[Task to complete] Copy every line from the records below that holds the word "this".

:: Exercise material

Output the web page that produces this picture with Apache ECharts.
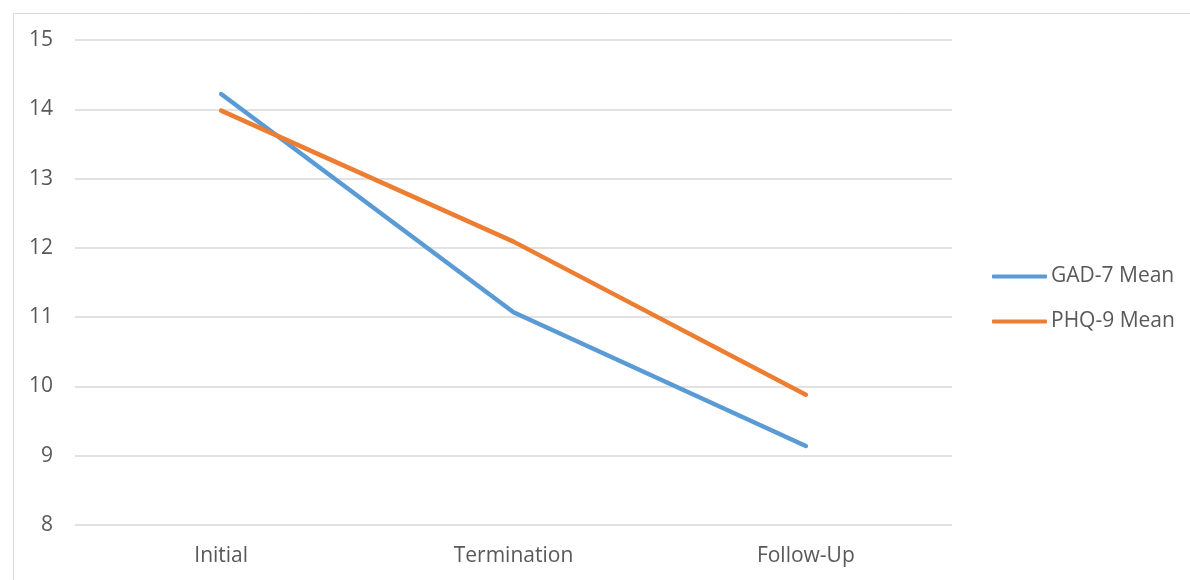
<!DOCTYPE html>
<html>
<head>
<meta charset="utf-8">
<script src="https://cdn.jsdelivr.net/npm/echarts@6/dist/echarts.min.js"></script>
<style>html,body{margin:0;padding:0;background:#fff;}#chart{width:1190px;height:580px;}</style>
</head>
<body>
<div id="chart"></div>
<script>
const categories = ['Initial', 'Termination', 'Follow-Up'];
const gad7Mean = [14.22, 11.07, 9.14];
const phq9Mean = [13.98, 12.09, 9.88];
const yTicks = { min: 8, max: 15, interval: 1 };

const chart = echarts.init(document.getElementById('chart'));
const textColor = '#595959';
const font = 'Open Sans';
const fs = 21;
chart.setOption({
  animation: false,
  backgroundColor: '#ffffff',
  graphic: [{
    type: 'rect',
    left: 11, top: 11,
    shape: { width: 1300, height: 700 },
    style: { fill: 'none', stroke: '#D9D9D9', lineWidth: 1 },
    silent: true, z: -1
  }],
  grid: { left: 75, right: 238, top: 40, bottom: 55, containLabel: false },
  legend: {
    orient: 'vertical',
    left: 987,
    top: 259,
    icon: 'roundRect',
    itemWidth: 55,
    itemHeight: 4,
    itemGap: 20,
    textStyle: { color: textColor, fontSize: fs, fontFamily: font, lineHeight: 25, padding: [0, 0, 0, -1] },
    data: ['GAD-7 Mean', 'PHQ-9 Mean']
  },
  xAxis: {
    type: 'category',
    data: categories,
    boundaryGap: true,
    axisLine: { show: false },
    axisTick: { show: false },
    axisLabel: { color: textColor, fontSize: fs, fontFamily: font, margin: 21 }
  },
  yAxis: {
    type: 'value',
    min: yTicks.min, max: yTicks.max, interval: yTicks.interval,
    axisLine: { show: false },
    axisTick: { show: false },
    splitLine: { lineStyle: { color: '#D9D9D9', width: 1.5 } },
    axisLabel: { color: textColor, fontSize: fs, fontFamily: font, margin: 22 }
  },
  series: [
    {
      name: 'GAD-7 Mean', type: 'line', data: gad7Mean,
      symbol: 'none', itemStyle: { color: '#5B9BD5' },
      lineStyle: { color: '#5B9BD5', width: 4.5, cap: 'round', join: 'round' }
    },
    {
      name: 'PHQ-9 Mean', type: 'line', data: phq9Mean,
      symbol: 'none', itemStyle: { color: '#ED7D31' },
      lineStyle: { color: '#ED7D31', width: 4.5, cap: 'round', join: 'round' }
    }
  ]
});
</script>
</body>
</html>
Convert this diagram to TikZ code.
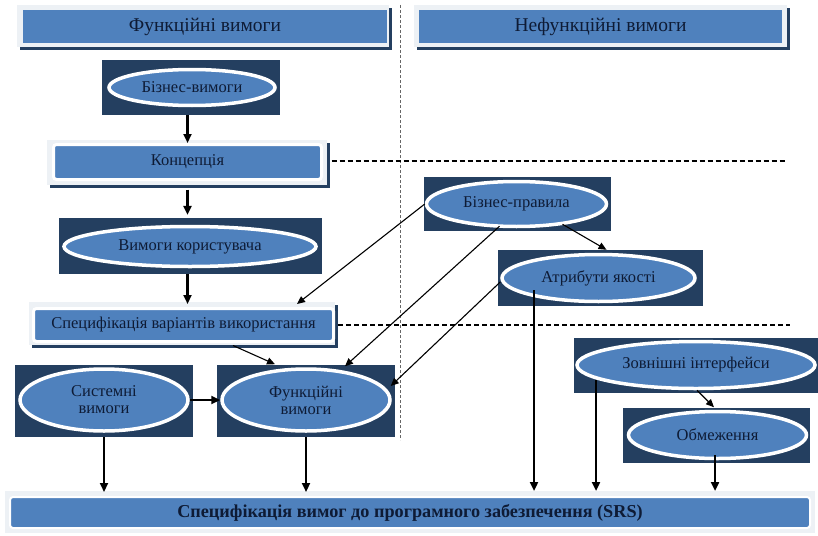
\documentclass[tikz,border=0pt]{standalone}
\usepackage{fontspec}
\setmainfont{Liberation Serif}
\usetikzlibrary{arrows.meta,calc,shapes.geometric}

\definecolor{fillblue}{HTML}{4F81BD}
\definecolor{navy}{HTML}{243F60}
\definecolor{ink}{HTML}{0E1B35}
\definecolor{haze}{HTML}{EDF1F5}

\begin{document}
\begin{tikzpicture}[x=1pt,y=-1pt,
  plate/.style={rectangle, fill=navy, draw=none, inner sep=0pt},
  oval/.style={ellipse, fill=fillblue, draw=white, line width=3.5pt, inner sep=0pt,
    text=ink, font=\rmfamily\fontsize{16.5}{17}\selectfont, align=center},
  bar/.style={rectangle, rounded corners=3pt, fill=fillblue, draw=white, line width=3pt,
    inner sep=0pt, text=ink, font=\rmfamily\fontsize{16.5}{18}\selectfont},
  head/.style={rectangle, fill=fillblue, draw=none, inner sep=0pt, text=ink,
    font=\rmfamily\fontsize{19.5}{21}\selectfont},
  varr/.style={-{Triangle[length=9pt,width=8pt]}, line width=2.2pt},
  darr/.style={-{Triangle[length=8pt,width=7pt]}, line width=1.1pt},
  sep/.style={line width=1.2pt, dash pattern=on 5pt off 3pt},
  divider/.style={line width=0.6pt, draw=black!60, dash pattern=on 3pt off 2pt},
]
\useasboundingbox (0,0) rectangle (818,535);
\fill[white] (0,0) rectangle (818,535);

% column headings
\fill[navy] (20,8) rectangle (392,50);
\fill[haze] (17,5) rectangle (389,47);
\node[head, minimum width=364, minimum height=33] (fh) at (205,26.5) {Функційні вимоги};
\fill[navy] (417,8) rectangle (790,50);
\fill[haze] (414,5) rectangle (787,47);
\node[head, minimum width=363, minimum height=33] (nh) at (600.5,26.5) {Нефункційні вимоги};

% column divider
\coordinate (divtop) at (400,5);
\coordinate (divbot) at (400,440);
\draw[divider] (divtop) -- (divbot);

% functional side
\node[plate, minimum width=178, minimum height=55] (bvp) at (191,87.5) {};
\node[oval, minimum width=166, minimum height=36] (bv) at (192,87.5) {Бізнес-вимоги};

\fill[navy] (50,143) rectangle (330,188);
\fill[haze] (47,140) rectangle (327,185);
\node[bar, minimum width=268, minimum height=35] (konc) at (187.5,162) {Концепція};

\node[plate, minimum width=263, minimum height=56] (vkp) at (190.5,246) {};
\node[oval, minimum width=252, minimum height=40] (vk) at (190,246.5) {Вимоги користувача};

\fill[navy] (32,305) rectangle (338,348);
\fill[haze] (29,302) rectangle (335,345);
\node[bar, minimum width=300, minimum height=33] (spec) at (183.5,325) {Специфікація варіантів використання};

\node[plate, minimum width=178, minimum height=72] (svp) at (104,401) {};
\node[oval, minimum width=168, minimum height=62] (sv) at (104,400) {Системні\\вимоги};
\node[plate, minimum width=178, minimum height=72] (fvp) at (306,401) {};
\node[oval, minimum width=168, minimum height=62] (fv) at (306,400) {Функційні\\вимоги};

% non-functional side
\node[plate, minimum width=187, minimum height=54] (bpp) at (517.5,204) {};
\node[oval, minimum width=180, minimum height=45] (bp) at (516.5,204) {Бізнес-правила};
\node[plate, minimum width=205, minimum height=56] (akp) at (600.5,278) {};
\node[oval, minimum width=193, minimum height=47] (ak) at (598.5,278) {Атрибути якості};
\node[plate, minimum width=244, minimum height=55] (zip) at (696,365.5) {};
\node[oval, minimum width=238, minimum height=47] (zi) at (696,365) {Зовнішні інтерфейси};
\node[plate, minimum width=187, minimum height=55] (obp) at (716.5,435.5) {};
\node[oval, minimum width=178, minimum height=47] (ob) at (717.5,435) {Обмеження};

% result
\fill[haze] (5,491) rectangle (815,533);
\node[bar, draw=white, line width=2pt, minimum width=800, minimum height=31,
  font=\rmfamily\fontsize{18.2}{20}\selectfont\bfseries] (srs) at (410,512.5)
  {Специфікація вимог до програмного забезпечення (SRS)};

% level separators
\coordinate (d1) at (785,161);
\coordinate (d2) at (790,325);
\draw[sep] ($(konc.east)+(8.5,-1)$) -- (d1);
\draw[sep] ($(spec.east)+(3,0)$) -- (d2);

% main flow
\draw[varr] (konc.north |- bvp.south) -- (konc.north);
\draw[varr] ($(konc.south)+(0,8.5)$) -- ($(konc.south |- vkp.north)+(0,-3)$);
\draw[varr] (konc.south |- vkp.south) -- ($(konc.south |- spec.north)+(0,-3)$);
\draw[varr] (sv.east) -- (fv.west);
\draw[varr] (svp.south) -- ($(svp.south |- srs.north)+(0,-4)$);
\draw[varr] (fvp.south) -- ($(fvp.south |- srs.north)+(0,-4)$);

% links into functional requirements
\draw[darr] ($(spec.south)+(49.5,2.5)$) -- ($(fv.north)+(-31,-3)$);
\draw[darr] (bp.west) -- ($(spec.north)+(113.5,-3)$);
\draw[darr] ($(bp.south)+(-17,-2)$) -- ($(fv.north)+(39,-1)$);
\draw[darr] ($(ak.west)+(0,4)$) -- ($(fv.east)+(-1,-14)$);
\draw[darr] ($(bp.south)+(46,-4)$) -- ($(akp.north)+(6,0)$);

% non-functional into SRS
\draw[varr] ($(ak.center)+(-64.5,12)$) -- ($(srs.north)+(124,-5)$);
\draw[varr] ($(zi.center)+(-100,15)$) -- ($(srs.north)+(186,-5)$);
\draw[darr] ($(zi.south)+(1,0)$) -- ($(ob.north)+(-3.5,-2.5)$);
\draw[varr] ($(ob.center)+(-2.5,20)$) -- ($(srs.north)+(305,-5)$);
\end{tikzpicture}
\end{document}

::::

[Task result]
Output the web page that produces this picture with Apache ECharts.
Convert this diagram to TikZ code.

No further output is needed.